I want the federal agencies to have to go to court and prove their case against an individual or business, and I want them to pay the court costs, for everyone involved, when they lose.
First they describe what he said:
In that opinion, Gorsuch suggested that current law risks giving agencies unbounded policy choices. His explanation of what new limits he would impose on federal agencies is vague and its hard to find a clear legal rule in the opinion. Nevertheless, Gorsuch writes that a federal law permitting agencies to regulate must be sufficiently definite and precise to enable Congress, the courts, and the public to ascertain whether Congresss guidance has been followed.
Then Vox purposely mischaracterizes the effect in order to rile up their readers:
Gorsuch, in other words, would give the Republican-controlled Supreme Court a veto power over all federal regulations. That prospect should chill each of the Democratic presidential candidates to the bone. If any of them prevail, their administration would have to seek a permission slip from the Court if it wants to regulate, if Gorsuchs view holds sway.

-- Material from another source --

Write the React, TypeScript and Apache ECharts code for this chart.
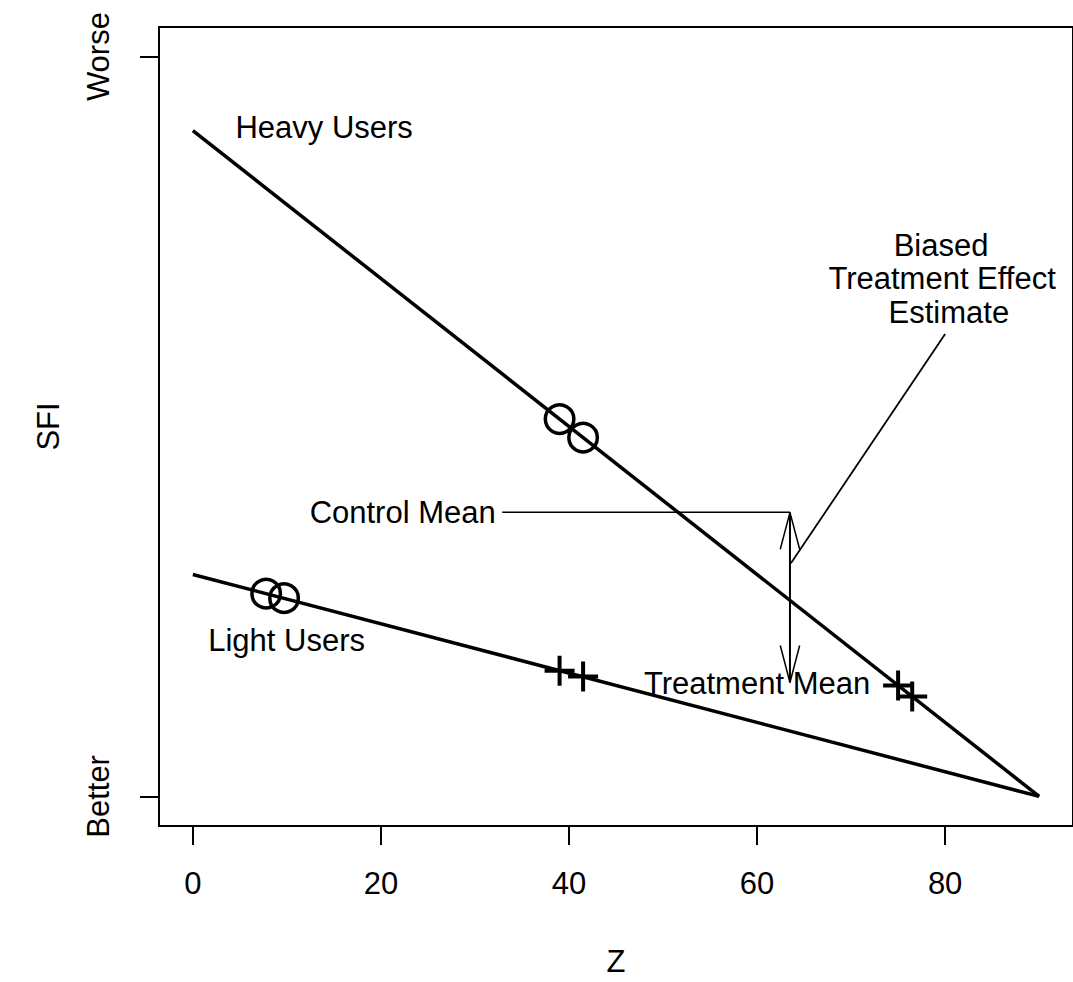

WRONG! Gorsuch would require Congress to write laws that are more specific as to how they are to be implemented, especially where major policies with huge cost impacts are concerned. If that was done properly, there would be no "permission slip seeking" necessary. It would be Congress' fault if the laws are written poorly, and the law would be, I surmise, struck down for being too vague. Congress could then revisit the issue to fix it if they are so inclined. But the idea that all regulation would henceforth be subject to approval by the Supreme Court is ludicrous and wrong.
bump
Hoo-Rah!!!
Way past time for Fed.gov to go away and defer to the states as the Founders intended!!